I spent many years wanting to stop drinking but my biggest fear was could I live without alcohol. See, I had a slogan "Live to Drink and Drink to Live". I firmly believed this. There wasn't a day went by that I didn't drink. Once I started I kept drinking until I went to bed or passed out.

I carried a cooler with me all the time. I was never without a cold beer. My days and weekends were planned around alcohol. Back then you couldn't buy beer on Sundays in PA but eventually they changed the law. Now you can buy beer on Sundays from the distributors. I was known at all the watering holes. You would have thought I had my mail sent there.

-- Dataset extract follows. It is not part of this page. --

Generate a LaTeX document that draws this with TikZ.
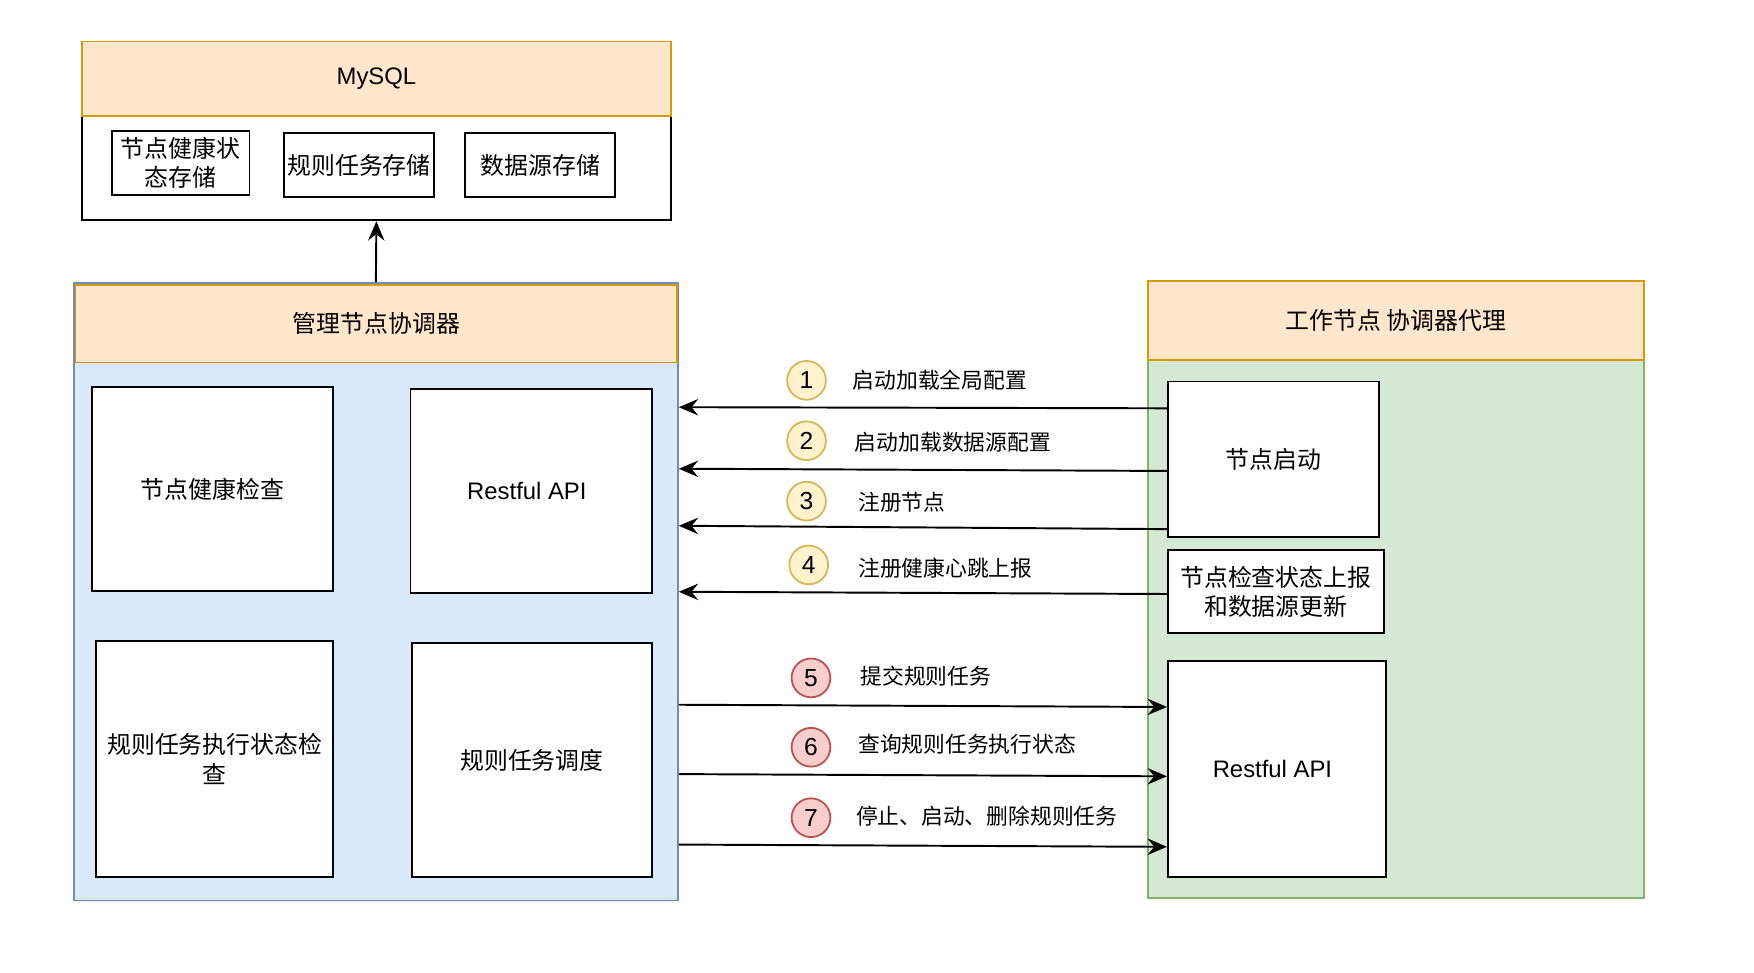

To stop drinking meant I would have to learn to live a new life in a very different way. I would have to become an earth person as they say in AA. Until I quit the alcohol I never realized just how many people actually played golf without it. I will tell you that I didn't get any better at golf from being sober though. In fact I hardly play anymore because it is a very frustrating sport to me. I have enough frustrations at times in life so I don't go out just to find it.

The first time I got sober it lasted for two and a half years. Then on a ski trip in CO with a few old friends who still drink I decided I knew how to drink like a normal person. That one drink lasted for a year and a half. It was the worst time of my life. My drinking was worse than I had ever imagined. My last real binge lasted 42 days, yes it did. See, in my later years I had to drink when I woke each morning to be able to function. It was ugly because one drink led to many and there I was drunk again.

Needless to say, one morning I rose and looked in the mirror and said I hate you. I then proceeded to get drunk, called a Rehab and was in a Detox unit by the end of the afternoon. That was one of the best days of my life. I know now I'll never be able to drink alcohol of any kind again.